_TASK TO CARRY OUT_
Your task is to retype the lines from the opening of the material through the line that includes "import plotly.graph_objects as go". Do not copy the pictures.

_RAW DATA_
++++++++++

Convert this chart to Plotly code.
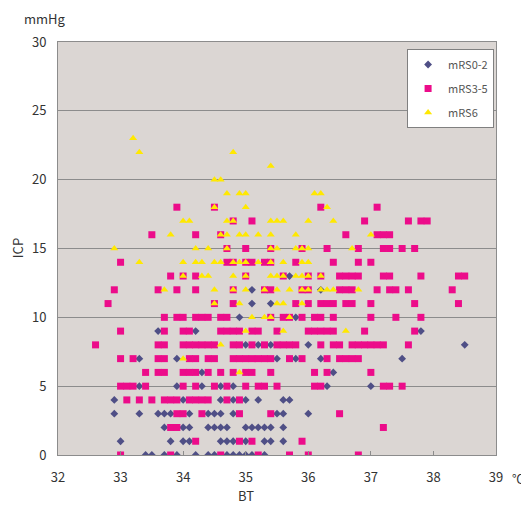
import plotly.graph_objects as go

# BT values (°C) observed at each ICP level (mmHg), per outcome group
mrs02_bt_by_icp = {
    0: [33.4, 33.5, 33.7, 33.9, 34.2, 34.4, 34.5, 34.7, 34.8, 34.9, 35.0, 35.1, 35.3],
    1: [33.0, 33.8, 34.0, 34.1, 34.6, 34.7, 34.8, 35.0, 35.3, 35.4, 35.6],
    2: [33.7, 34.0, 34.1, 34.4, 34.5, 34.6, 34.7, 35.0, 35.1, 35.2, 35.3, 35.4, 35.6],
    3: [32.9, 33.3, 33.6, 33.7, 33.8, 34.1, 34.4, 34.5, 34.6, 34.8, 35.5, 35.6, 36.0],
    4: [32.9, 34.0, 34.6, 34.8, 35.0, 35.2, 35.6, 35.7],
    5: [33.3, 33.9, 34.3, 34.6, 34.8, 36.3, 37.0],
    6: [34.3, 36.4],
    7: [33.3, 33.9, 35.5, 35.8, 36.2, 37.5],
    8: [35.0, 35.2, 35.4, 36.0, 38.5],
    9: [33.6, 34.2, 37.8],
    10: [34.9, 35.8],
    11: [35.1, 35.4],
    12: [35.1, 36.2],
    13: [35.7],
}

mrs35_bt_by_icp = {
    0: [33.0, 33.8, 34.6, 35.2, 35.7, 36.0, 36.8],
    1: [34.2, 34.9, 35.1, 35.9],
    2: [33.8, 33.9, 37.2],
    3: [33.9, 34.0, 34.3, 34.9, 35.4, 36.5],
    4: [33.1, 33.3, 33.5, 33.7, 33.8, 33.9, 34.1, 34.2, 34.3, 34.4, 34.7, 34.9],
    5: [33.0, 33.1, 33.2, 33.4, 34.0, 34.2, 34.5, 34.7, 35.0, 35.2, 35.3, 35.5,
        36.1, 36.2, 37.2, 37.3, 37.5],
    6: [33.4, 33.6, 33.7, 34.0, 34.1, 34.2, 34.4, 34.6, 34.8, 35.0, 35.1, 35.4,
        36.1, 36.3, 37.0],
    7: [33.0, 33.2, 33.6, 33.7, 34.1, 34.2, 34.4, 34.5, 34.8, 34.9, 35.0, 35.1,
        35.2, 35.3, 35.4, 35.7, 35.9, 36.3, 36.5, 36.6, 36.7, 36.8],
    8: [32.6, 33.6, 33.7, 34.0, 34.1, 34.2, 34.3, 34.4, 34.5, 34.8, 34.9, 35.1,
        35.3, 35.5, 35.6, 35.7, 35.8, 36.2, 36.4, 36.5, 36.7, 36.8, 36.9, 37.0,
        37.1, 37.2, 37.6],
    9: [33.0, 33.7, 34.0, 34.1, 34.6, 34.7, 34.8, 34.9, 35.1, 35.2, 35.5, 36.0,
        36.1, 36.2, 36.3, 36.4, 36.9, 37.7],
    10: [33.7, 33.9, 34.0, 34.2, 34.3, 34.4, 34.6, 34.7, 35.4, 35.6, 35.7, 35.9,
         36.1, 36.2, 36.4, 37.0, 37.4, 37.8],
    11: [32.8, 34.5, 34.8, 35.8, 36.0, 36.2, 36.3, 36.4, 36.6, 36.7, 37.0, 37.7, 38.4],
    12: [32.9, 33.6, 33.9, 34.2, 34.8, 35.3, 35.4, 35.9, 36.0, 36.5, 36.6, 36.7,
         37.1, 37.3, 37.4, 37.6, 38.3],
    13: [33.8, 34.0, 34.2, 35.0, 35.6, 36.0, 36.2, 36.5, 36.6, 36.7, 36.8, 37.2,
         37.3, 37.8, 38.4, 38.5],
    14: [33.0, 34.7, 34.8, 35.0, 35.1, 35.3, 35.4, 35.8, 36.4, 36.8, 37.0],
    15: [34.7, 35.0, 35.4, 35.9, 36.3, 36.8, 37.2, 37.3, 37.5, 37.7],
    16: [33.5, 34.2, 34.6, 36.6, 37.1, 37.2, 37.3],
    17: [34.8, 35.1, 36.9, 37.6, 37.8, 37.9],
    18: [33.9, 34.5, 36.2, 37.1],
}

mrs6_bt_by_icp = {
    6: [34.9],
    7: [34.0],
    8: [34.6],
    9: [35.0, 35.6, 36.6],
    10: [35.1, 35.3, 35.4, 35.7],
    11: [34.5, 34.9, 35.5, 35.6, 35.9],
    12: [33.7, 34.5, 34.8, 35.0, 35.3, 35.5, 35.7, 35.9, 36.0, 36.2, 36.3, 36.4, 36.8],
    13: [34.0, 34.3, 34.4, 34.8, 35.0, 35.4, 35.5, 35.6, 35.8, 35.9, 36.0, 36.2],
    14: [33.3, 34.0, 34.2, 34.3, 34.5, 34.6, 34.8, 34.9, 35.0, 35.2, 35.4, 35.6,
         35.9, 36.0],
    15: [32.9, 34.2, 34.4, 34.7, 35.4, 35.5, 35.8, 35.9, 36.0, 36.7],
    16: [33.8, 34.6, 34.7, 34.9, 35.0, 35.2, 35.4, 35.8, 37.0],
    17: [34.0, 34.1, 34.7, 34.8, 35.4, 35.5, 35.6, 36.0, 36.4],
    18: [34.5, 35.0, 36.3],
    19: [34.7, 34.9, 35.0, 36.1, 36.2],
    20: [34.5, 34.6],
    21: [35.4],
    22: [33.3, 34.8],
    23: [33.2],
}

series_names = ["mRS0-2", "mRS3-5", "mRS6"]
x_tick_vals = [32, 33, 34, 35, 36, 37, 38, 39]
y_tick_vals = [0, 5, 10, 15, 20, 25, 30]


def flatten(d):
    xs, ys = [], []
    for icp, bts in d.items():
        for bt in bts:
            xs.append(bt)
            ys.append(icp)
    return xs, ys


FONT = "Noto Sans CJK JP, DejaVu Sans, sans-serif"
TXT = "#333333"

fig = go.Figure()
styles = [
    (mrs02_bt_by_icp, dict(symbol="diamond", size=6, color="#4F4F86")),
    (mrs35_bt_by_icp, dict(symbol="square", size=7, color="#EC0C8A")),
    (mrs6_bt_by_icp, dict(symbol="triangle-up", size=7, color="#FFE800")),
]
for name, (d, mk) in zip(series_names, styles):
    xs, ys = flatten(d)
    fig.add_trace(go.Scatter(
        x=xs, y=ys, mode="markers", name=name, legendgroup=name,
        marker=dict(symbol=mk["symbol"], size=mk["size"], color=mk["color"],
                    line=dict(width=0)),
    ))

# the page body adds an 8px offset, so the figure is sized/margined to compensate
fig.update_layout(
    width=521, height=501,
    margin=dict(l=50, r=33, t=34, b=54, autoexpand=False),
    paper_bgcolor="white",
    plot_bgcolor="#DBD6D3",
    font=dict(family=FONT, size=13, color=TXT),
    showlegend=True,
    legend=dict(
        x=0.797, y=0.983, xanchor="left", yanchor="top",
        bgcolor="white", bordercolor="#808080", borderwidth=1,
        font=dict(size=11, color="#555555"),
        traceorder="grouped", tracegroupgap=5,
        itemwidth=30,
    ),
    xaxis=dict(
        range=[32, 39], tickvals=x_tick_vals, ticktext=[str(v) for v in x_tick_vals],
        showgrid=False, zeroline=False, automargin=False,
        showline=True, linecolor="#8C8C8C", linewidth=1, mirror=True,
        ticks="inside", ticklen=4, tickcolor="#8C8C8C",
        ticklabelstandoff=10,
    ),
    yaxis=dict(
        range=[0, 30], tickvals=y_tick_vals, ticktext=[str(v) for v in y_tick_vals],
        showgrid=True, gridcolor="#8C8C8C", gridwidth=1, zeroline=False,
        automargin=False,
        showline=True, linecolor="#8C8C8C", linewidth=1, mirror=True,
        ticks="", ticklabelstandoff=8,
    ),
)

# Axis titles / units placed as paper-anchored text
fig.add_annotation(text="ICP", xref="paper", yref="paper",
                   x=-0.092, y=0.5, textangle=-90, showarrow=False,
                   xanchor="center", yanchor="middle",
                   font=dict(size=13, color=TXT))
fig.add_annotation(text="BT", xref="paper", yref="paper",
                   x=0.43, y=-0.097, showarrow=False,
                   xanchor="center", yanchor="middle",
                   font=dict(size=13, color=TXT))
fig.add_annotation(text="mmHg", xref="paper", yref="paper",
                   x=-0.03, y=1.0, yshift=24, showarrow=False,
                   xanchor="center", yanchor="middle",
                   font=dict(size=13, color=TXT))
fig.add_annotation(text="℃", xref="paper", yref="paper",
                   x=1.0, y=0.0, xshift=14, yshift=-23, showarrow=False,
                   xanchor="left", yanchor="middle",
                   font=dict(size=12, color=TXT))

fig.write_html("out.html")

++++++++++

_RESPONSE TO THE EXERCISE_
Convert this chart to Plotly code.
import plotly.graph_objects as go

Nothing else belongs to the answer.